In deze strafzaak, behandeld door de Rechtbank Rotterdam, is de verdachte vrijgesproken van de tenlastegelegde feiten die verband houden met de Opiumwet. De zaak betreft een incident dat plaatsvond op 2 oktober 2019, toen de woning van de vriendin van de verdachte werd doorzocht naar aanleiding van een MMA-melding over een vuurwapen. Tijdens deze doorzoeking werden in de woning verdovende middelen aangetroffen, waaronder MDMA en cocaïne, in een tas en een krabpaal. De officier van justitie eiste een gevangenisstraf van negen maanden, maar de rechtbank oordeelde dat het bewijs onvoldoende was om de verdachte te veroordelen.
De rechtbank concludeerde dat er geen wettig en overtuigend bewijs was dat de verdachte op de hoogte was van de aanwezigheid van de drugs. De enige aanwijzing was een visitekaartje van de verdachte dat in de tas werd aangetroffen, maar dit was onvoldoende om te bewijzen dat de drugs van hem waren.
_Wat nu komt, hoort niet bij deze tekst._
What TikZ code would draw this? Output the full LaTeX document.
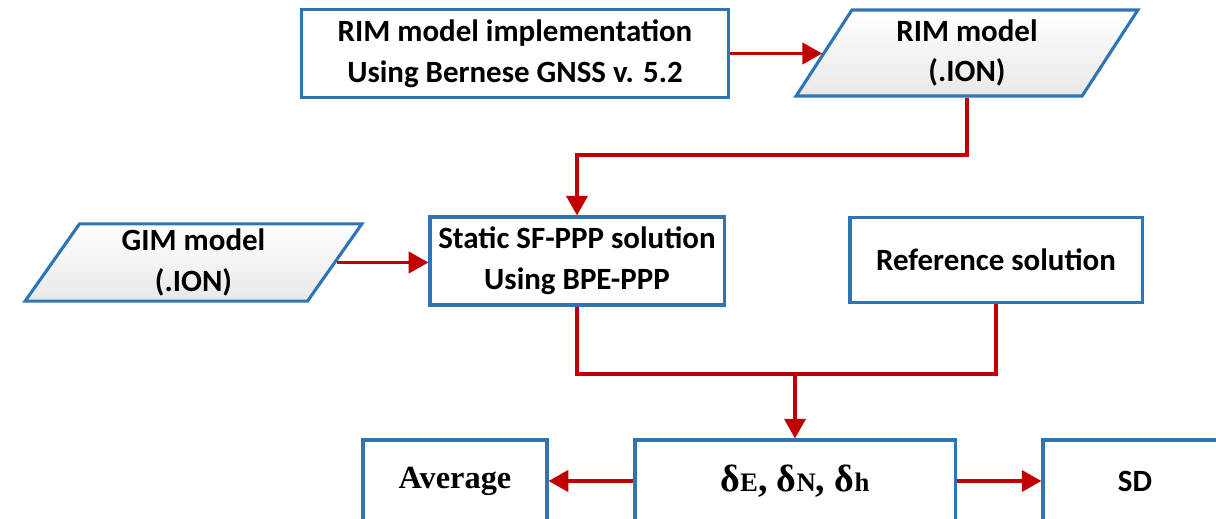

De rechtbank merkte op dat de dossiervorming summier was en dat er geen aanvullend bewijs was dat de verdachte in bezit was van de drugs. Daarom werd de verdachte vrijgesproken van het ten laste gelegde feit.
De uitspraak werd gedaan door een meervoudige kamer van de rechtbank, bestaande uit de voorzitter en twee andere rechters, en vond plaats op 31 januari 2020. De beslissing om vrijspraak te verlenen werd genomen na zorgvuldige overweging van het bewijs en de verklaringen van de betrokkenen.